* TO DO: Repeat only the lines from the one containing "Emit a web page" through the one containing "550, 560, 570, 580, 590, 600];", exactly as written, both ends included.

* Dataset excerpt:

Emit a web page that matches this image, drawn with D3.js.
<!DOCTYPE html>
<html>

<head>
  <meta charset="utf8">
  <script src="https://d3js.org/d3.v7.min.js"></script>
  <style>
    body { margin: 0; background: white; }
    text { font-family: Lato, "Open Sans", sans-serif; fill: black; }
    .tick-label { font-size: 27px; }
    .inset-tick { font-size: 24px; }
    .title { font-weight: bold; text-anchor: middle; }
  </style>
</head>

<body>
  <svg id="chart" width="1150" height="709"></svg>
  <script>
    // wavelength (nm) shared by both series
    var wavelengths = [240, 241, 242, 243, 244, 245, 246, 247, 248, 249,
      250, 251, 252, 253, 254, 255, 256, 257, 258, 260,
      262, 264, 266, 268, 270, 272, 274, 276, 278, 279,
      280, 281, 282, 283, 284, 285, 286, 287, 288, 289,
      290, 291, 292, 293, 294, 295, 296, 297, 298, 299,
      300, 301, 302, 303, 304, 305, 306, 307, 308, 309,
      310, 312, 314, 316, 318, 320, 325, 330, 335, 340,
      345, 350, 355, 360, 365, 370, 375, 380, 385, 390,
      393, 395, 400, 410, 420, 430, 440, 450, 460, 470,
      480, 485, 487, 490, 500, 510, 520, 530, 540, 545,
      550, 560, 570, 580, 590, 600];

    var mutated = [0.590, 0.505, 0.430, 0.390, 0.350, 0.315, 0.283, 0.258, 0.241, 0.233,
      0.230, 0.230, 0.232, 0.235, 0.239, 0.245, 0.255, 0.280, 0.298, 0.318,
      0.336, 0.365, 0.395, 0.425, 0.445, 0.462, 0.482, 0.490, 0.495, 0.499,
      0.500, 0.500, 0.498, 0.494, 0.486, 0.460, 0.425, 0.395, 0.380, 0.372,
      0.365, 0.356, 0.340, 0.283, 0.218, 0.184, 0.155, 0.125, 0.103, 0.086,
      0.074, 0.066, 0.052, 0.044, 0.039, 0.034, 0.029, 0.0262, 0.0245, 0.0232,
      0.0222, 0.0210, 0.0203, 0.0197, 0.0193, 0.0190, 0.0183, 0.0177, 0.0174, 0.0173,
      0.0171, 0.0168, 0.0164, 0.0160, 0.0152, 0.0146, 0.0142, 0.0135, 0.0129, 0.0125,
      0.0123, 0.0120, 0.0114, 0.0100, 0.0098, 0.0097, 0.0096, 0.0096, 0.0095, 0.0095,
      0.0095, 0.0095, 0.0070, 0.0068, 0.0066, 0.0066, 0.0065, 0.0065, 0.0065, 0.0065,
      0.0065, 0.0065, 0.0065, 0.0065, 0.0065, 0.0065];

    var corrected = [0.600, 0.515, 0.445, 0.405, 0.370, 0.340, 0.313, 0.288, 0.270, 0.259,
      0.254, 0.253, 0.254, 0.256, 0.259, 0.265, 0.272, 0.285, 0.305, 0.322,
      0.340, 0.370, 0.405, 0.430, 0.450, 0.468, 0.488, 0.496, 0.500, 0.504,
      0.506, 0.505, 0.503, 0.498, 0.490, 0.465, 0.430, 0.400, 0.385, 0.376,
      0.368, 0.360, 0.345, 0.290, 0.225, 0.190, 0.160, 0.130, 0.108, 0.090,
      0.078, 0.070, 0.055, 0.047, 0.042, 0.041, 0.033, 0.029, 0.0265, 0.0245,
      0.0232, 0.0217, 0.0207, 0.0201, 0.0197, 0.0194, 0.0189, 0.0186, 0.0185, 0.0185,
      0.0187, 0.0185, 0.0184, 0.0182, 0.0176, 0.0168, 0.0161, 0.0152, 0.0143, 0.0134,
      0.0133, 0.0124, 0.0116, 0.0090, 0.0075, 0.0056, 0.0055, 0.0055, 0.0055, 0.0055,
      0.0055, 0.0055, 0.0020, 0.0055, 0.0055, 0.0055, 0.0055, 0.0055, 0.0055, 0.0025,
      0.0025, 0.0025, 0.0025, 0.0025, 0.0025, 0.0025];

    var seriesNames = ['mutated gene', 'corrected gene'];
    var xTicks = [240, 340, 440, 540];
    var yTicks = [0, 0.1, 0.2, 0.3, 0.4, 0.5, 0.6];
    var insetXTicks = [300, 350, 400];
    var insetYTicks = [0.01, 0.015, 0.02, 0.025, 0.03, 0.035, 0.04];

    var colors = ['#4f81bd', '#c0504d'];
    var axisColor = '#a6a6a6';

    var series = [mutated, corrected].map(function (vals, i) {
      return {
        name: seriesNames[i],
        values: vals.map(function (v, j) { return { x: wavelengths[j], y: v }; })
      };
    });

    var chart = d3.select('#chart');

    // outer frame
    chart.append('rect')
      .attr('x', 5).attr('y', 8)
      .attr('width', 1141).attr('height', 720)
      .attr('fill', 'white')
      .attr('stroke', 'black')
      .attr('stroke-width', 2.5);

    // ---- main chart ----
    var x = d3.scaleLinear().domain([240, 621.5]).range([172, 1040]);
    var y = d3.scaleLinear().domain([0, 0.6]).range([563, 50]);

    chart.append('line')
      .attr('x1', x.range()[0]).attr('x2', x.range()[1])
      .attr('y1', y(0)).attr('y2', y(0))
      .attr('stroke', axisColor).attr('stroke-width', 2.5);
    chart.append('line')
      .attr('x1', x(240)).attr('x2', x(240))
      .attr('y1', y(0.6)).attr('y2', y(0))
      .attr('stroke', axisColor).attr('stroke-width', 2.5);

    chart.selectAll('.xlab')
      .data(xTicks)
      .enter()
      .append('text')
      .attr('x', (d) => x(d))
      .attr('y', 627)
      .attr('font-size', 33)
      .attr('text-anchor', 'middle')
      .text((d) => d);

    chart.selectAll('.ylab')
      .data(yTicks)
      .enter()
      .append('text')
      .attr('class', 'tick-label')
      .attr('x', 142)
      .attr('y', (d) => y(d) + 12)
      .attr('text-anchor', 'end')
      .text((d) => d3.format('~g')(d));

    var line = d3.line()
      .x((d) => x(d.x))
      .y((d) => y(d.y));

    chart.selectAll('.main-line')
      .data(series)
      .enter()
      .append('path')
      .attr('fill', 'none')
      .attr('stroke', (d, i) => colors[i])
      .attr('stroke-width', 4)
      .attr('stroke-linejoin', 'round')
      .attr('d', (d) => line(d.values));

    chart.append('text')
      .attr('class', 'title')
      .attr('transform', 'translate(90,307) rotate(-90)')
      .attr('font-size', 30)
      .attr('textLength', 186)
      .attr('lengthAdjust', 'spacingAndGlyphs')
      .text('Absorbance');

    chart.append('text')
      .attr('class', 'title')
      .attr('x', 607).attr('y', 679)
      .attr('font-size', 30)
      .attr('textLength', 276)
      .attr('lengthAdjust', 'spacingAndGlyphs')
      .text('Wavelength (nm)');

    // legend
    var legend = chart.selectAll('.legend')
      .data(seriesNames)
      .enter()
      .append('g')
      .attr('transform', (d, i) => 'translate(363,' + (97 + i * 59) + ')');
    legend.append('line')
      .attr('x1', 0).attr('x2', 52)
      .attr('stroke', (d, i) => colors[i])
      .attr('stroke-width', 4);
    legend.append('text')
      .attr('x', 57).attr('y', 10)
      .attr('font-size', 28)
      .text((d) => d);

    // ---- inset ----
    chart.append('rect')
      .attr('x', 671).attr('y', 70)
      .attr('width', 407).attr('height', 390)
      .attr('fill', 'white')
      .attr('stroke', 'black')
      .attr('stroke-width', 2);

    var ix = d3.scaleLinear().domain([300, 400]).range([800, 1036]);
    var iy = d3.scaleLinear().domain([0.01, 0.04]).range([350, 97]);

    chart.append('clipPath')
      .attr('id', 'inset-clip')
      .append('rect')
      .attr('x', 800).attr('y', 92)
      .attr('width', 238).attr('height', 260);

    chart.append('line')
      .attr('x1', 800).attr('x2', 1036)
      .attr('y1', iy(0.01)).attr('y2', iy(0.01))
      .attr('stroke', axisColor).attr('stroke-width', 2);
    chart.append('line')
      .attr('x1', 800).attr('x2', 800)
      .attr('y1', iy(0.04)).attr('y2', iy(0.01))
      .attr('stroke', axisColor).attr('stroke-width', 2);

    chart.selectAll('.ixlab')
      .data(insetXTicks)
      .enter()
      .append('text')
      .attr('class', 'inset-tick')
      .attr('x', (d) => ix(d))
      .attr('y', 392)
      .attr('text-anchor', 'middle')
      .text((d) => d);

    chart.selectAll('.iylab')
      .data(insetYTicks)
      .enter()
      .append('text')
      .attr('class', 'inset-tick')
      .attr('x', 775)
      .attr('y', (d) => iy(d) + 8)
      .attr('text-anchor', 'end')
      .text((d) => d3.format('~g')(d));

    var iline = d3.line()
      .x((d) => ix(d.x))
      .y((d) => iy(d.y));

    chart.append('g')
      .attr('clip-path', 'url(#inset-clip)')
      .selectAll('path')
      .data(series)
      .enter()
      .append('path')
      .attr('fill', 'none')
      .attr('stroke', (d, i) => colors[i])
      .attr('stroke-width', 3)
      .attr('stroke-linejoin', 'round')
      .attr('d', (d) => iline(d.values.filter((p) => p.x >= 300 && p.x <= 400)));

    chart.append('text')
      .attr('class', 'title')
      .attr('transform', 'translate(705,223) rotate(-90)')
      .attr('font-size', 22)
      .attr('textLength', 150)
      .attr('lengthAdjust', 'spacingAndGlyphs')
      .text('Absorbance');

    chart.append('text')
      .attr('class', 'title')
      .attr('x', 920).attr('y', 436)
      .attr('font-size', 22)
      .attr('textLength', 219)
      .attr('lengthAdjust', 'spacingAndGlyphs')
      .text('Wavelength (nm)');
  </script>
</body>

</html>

...

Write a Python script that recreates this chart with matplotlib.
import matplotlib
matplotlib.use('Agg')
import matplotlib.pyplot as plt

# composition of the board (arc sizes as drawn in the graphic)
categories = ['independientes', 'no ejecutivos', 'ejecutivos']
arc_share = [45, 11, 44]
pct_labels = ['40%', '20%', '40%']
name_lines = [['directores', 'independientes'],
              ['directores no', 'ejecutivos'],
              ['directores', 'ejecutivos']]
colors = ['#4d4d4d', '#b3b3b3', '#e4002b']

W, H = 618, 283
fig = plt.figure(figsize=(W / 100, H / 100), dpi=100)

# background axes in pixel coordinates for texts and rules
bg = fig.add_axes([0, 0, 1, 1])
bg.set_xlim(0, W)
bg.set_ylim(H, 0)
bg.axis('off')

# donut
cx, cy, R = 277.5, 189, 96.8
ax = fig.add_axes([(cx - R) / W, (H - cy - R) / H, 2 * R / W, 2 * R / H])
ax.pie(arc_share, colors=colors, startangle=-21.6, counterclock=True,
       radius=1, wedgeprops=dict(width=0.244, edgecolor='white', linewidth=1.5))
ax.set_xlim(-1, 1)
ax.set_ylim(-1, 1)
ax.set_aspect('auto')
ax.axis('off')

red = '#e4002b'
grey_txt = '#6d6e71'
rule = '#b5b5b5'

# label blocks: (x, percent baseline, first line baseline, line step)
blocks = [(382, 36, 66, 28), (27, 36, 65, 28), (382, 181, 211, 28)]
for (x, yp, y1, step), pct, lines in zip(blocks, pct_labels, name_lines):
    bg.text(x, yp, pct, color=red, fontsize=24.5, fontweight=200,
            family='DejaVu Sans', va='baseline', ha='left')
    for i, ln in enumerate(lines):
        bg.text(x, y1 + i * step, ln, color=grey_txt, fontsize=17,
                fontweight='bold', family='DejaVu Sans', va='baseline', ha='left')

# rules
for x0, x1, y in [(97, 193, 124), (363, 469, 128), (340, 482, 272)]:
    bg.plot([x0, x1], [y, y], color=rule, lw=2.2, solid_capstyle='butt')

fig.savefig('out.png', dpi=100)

---

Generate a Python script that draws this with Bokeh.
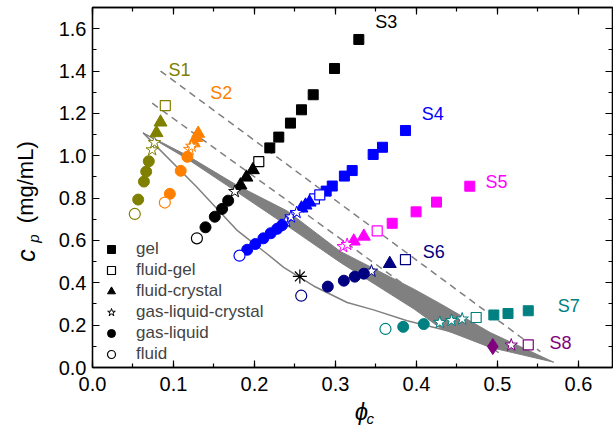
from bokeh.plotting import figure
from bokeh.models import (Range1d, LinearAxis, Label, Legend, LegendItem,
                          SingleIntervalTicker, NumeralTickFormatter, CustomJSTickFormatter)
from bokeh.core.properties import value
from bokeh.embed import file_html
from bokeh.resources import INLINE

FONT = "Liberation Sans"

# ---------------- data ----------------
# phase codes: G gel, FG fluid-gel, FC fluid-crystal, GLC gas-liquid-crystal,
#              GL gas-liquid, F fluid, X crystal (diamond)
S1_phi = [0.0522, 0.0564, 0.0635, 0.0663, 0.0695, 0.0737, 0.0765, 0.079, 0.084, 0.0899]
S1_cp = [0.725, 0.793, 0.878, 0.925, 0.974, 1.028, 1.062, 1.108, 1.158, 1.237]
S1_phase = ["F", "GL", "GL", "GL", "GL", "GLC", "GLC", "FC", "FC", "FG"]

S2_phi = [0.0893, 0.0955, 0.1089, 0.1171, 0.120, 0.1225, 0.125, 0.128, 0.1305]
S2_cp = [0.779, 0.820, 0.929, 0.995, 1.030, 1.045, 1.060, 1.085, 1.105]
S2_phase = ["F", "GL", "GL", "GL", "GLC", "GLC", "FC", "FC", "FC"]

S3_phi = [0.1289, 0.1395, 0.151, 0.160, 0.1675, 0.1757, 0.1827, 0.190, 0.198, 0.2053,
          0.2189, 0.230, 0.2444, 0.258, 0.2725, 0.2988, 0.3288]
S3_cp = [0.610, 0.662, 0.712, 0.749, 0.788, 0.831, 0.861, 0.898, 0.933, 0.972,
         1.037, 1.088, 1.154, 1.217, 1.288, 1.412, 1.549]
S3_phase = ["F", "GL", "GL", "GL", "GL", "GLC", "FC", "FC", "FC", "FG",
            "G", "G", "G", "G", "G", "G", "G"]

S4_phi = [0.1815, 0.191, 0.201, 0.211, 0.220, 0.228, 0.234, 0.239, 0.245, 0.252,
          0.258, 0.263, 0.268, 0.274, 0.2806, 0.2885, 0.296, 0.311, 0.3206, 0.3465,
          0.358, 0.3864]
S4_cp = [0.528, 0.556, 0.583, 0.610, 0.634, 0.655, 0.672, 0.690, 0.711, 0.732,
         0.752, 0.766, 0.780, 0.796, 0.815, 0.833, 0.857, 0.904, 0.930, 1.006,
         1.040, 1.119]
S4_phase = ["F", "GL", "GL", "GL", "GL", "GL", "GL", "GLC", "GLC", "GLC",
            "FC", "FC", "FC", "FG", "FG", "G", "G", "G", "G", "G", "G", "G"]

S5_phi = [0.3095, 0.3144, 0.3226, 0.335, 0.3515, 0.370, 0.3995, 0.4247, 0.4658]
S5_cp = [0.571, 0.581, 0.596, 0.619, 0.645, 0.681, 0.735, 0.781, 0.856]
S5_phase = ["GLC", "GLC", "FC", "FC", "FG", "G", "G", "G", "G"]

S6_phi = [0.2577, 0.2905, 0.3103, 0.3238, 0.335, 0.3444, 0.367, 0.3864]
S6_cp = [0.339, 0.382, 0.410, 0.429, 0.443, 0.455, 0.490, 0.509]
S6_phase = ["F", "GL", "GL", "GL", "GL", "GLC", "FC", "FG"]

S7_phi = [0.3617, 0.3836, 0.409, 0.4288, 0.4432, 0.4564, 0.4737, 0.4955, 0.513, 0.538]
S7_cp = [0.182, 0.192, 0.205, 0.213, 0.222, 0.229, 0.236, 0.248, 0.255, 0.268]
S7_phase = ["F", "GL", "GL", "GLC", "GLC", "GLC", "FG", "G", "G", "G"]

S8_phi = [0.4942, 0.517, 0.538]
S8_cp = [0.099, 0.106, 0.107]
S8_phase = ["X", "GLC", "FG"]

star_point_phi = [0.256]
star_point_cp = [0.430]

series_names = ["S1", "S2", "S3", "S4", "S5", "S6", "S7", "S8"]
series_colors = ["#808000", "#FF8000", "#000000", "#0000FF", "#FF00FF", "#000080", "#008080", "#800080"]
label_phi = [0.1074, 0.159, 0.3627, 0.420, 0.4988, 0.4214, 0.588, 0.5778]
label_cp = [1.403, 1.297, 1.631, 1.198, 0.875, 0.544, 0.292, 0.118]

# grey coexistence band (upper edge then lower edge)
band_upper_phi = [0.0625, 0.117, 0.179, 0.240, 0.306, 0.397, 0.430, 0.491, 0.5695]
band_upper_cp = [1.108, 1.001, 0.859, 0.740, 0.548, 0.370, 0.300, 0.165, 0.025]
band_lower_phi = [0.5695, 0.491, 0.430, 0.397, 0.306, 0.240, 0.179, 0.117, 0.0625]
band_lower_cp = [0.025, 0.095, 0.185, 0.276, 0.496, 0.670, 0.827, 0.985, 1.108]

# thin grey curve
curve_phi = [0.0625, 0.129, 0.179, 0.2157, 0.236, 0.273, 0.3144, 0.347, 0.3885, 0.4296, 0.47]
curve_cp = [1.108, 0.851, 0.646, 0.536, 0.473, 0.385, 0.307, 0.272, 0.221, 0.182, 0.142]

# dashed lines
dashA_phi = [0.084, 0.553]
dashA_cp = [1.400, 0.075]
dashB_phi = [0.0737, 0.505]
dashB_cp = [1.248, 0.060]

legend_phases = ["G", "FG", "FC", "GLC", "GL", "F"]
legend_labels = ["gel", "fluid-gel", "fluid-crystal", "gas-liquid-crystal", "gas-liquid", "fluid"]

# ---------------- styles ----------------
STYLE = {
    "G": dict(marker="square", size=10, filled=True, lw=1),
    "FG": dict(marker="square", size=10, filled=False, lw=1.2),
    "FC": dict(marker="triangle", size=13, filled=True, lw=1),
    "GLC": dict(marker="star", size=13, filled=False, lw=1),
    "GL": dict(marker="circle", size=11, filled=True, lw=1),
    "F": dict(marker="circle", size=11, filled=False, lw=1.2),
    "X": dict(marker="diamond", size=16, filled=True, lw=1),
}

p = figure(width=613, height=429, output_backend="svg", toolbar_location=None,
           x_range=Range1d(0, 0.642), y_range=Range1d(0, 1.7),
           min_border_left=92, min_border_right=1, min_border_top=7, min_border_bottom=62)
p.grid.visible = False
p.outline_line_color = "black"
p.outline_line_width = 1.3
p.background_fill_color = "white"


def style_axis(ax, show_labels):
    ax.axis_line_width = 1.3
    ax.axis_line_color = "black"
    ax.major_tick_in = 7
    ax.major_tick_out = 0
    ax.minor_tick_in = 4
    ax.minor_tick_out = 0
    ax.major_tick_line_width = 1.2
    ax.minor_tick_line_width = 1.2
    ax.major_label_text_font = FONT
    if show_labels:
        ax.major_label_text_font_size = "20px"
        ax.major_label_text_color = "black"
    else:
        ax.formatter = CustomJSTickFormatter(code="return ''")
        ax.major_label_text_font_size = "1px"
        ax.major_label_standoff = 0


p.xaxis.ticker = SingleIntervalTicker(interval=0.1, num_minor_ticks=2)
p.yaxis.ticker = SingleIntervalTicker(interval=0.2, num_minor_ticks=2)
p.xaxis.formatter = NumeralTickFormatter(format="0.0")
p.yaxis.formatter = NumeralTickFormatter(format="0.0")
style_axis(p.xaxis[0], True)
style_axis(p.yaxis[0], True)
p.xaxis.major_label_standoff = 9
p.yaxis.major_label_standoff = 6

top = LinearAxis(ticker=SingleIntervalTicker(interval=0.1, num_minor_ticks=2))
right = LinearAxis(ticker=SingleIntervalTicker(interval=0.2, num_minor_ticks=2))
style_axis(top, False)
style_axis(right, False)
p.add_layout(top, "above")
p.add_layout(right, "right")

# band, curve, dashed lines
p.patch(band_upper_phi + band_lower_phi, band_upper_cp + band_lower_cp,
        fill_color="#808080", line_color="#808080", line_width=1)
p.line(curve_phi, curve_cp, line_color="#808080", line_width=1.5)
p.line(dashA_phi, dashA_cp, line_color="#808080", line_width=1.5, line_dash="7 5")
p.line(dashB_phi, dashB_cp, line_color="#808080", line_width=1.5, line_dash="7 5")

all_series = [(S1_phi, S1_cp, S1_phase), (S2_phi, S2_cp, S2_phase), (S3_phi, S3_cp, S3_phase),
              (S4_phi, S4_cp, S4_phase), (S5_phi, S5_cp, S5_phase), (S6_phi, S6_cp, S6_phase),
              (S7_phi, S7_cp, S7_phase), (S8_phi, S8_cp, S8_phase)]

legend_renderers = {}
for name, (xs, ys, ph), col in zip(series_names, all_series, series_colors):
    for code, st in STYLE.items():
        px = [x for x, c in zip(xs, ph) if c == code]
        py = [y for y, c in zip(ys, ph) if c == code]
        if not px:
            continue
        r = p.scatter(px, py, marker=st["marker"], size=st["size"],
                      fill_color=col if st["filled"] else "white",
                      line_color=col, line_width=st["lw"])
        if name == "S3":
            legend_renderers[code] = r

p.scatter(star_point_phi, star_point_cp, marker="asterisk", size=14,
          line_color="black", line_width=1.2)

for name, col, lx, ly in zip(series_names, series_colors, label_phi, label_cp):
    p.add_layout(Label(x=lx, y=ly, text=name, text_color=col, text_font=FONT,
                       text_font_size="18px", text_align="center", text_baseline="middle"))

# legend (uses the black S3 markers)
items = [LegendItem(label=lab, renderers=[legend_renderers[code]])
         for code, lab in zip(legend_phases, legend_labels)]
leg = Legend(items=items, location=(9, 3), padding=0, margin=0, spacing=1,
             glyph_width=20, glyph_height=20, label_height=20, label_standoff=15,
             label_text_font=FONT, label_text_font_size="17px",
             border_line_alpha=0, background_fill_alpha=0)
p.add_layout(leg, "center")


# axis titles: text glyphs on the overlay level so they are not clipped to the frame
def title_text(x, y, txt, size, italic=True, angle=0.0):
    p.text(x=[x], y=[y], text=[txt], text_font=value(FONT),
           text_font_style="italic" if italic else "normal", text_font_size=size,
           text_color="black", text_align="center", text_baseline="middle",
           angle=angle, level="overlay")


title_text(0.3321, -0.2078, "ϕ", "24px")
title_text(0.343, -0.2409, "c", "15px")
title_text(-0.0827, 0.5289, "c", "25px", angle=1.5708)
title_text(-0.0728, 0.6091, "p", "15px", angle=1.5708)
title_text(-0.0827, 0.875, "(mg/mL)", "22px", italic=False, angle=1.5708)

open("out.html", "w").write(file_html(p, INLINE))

* RESPONSE TO THIS TASK:
Emit a web page that matches this image, drawn with D3.js.
<!DOCTYPE html>
<html>

<head>
  <meta charset="utf8">
  <script src="https://d3js.org/d3.v7.min.js"></script>
  <style>
    body { margin: 0; background: white; }
    text { font-family: Lato, "Open Sans", sans-serif; fill: black; }
    .tick-label { font-size: 27px; }
    .inset-tick { font-size: 24px; }
    .title { font-weight: bold; text-anchor: middle; }
  </style>
</head>

<body>
  <svg id="chart" width="1150" height="709"></svg>
  <script>
    // wavelength (nm) shared by both series
    var wavelengths = [240, 241, 242, 243, 244, 245, 246, 247, 248, 249,
      250, 251, 252, 253, 254, 255, 256, 257, 258, 260,
      262, 264, 266, 268, 270, 272, 274, 276, 278, 279,
      280, 281, 282, 283, 284, 285, 286, 287, 288, 289,
      290, 291, 292, 293, 294, 295, 296, 297, 298, 299,
      300, 301, 302, 303, 304, 305, 306, 307, 308, 309,
      310, 312, 314, 316, 318, 320, 325, 330, 335, 340,
      345, 350, 355, 360, 365, 370, 375, 380, 385, 390,
      393, 395, 400, 410, 420, 430, 440, 450, 460, 470,
      480, 485, 487, 490, 500, 510, 520, 530, 540, 545,
      550, 560, 570, 580, 590, 600];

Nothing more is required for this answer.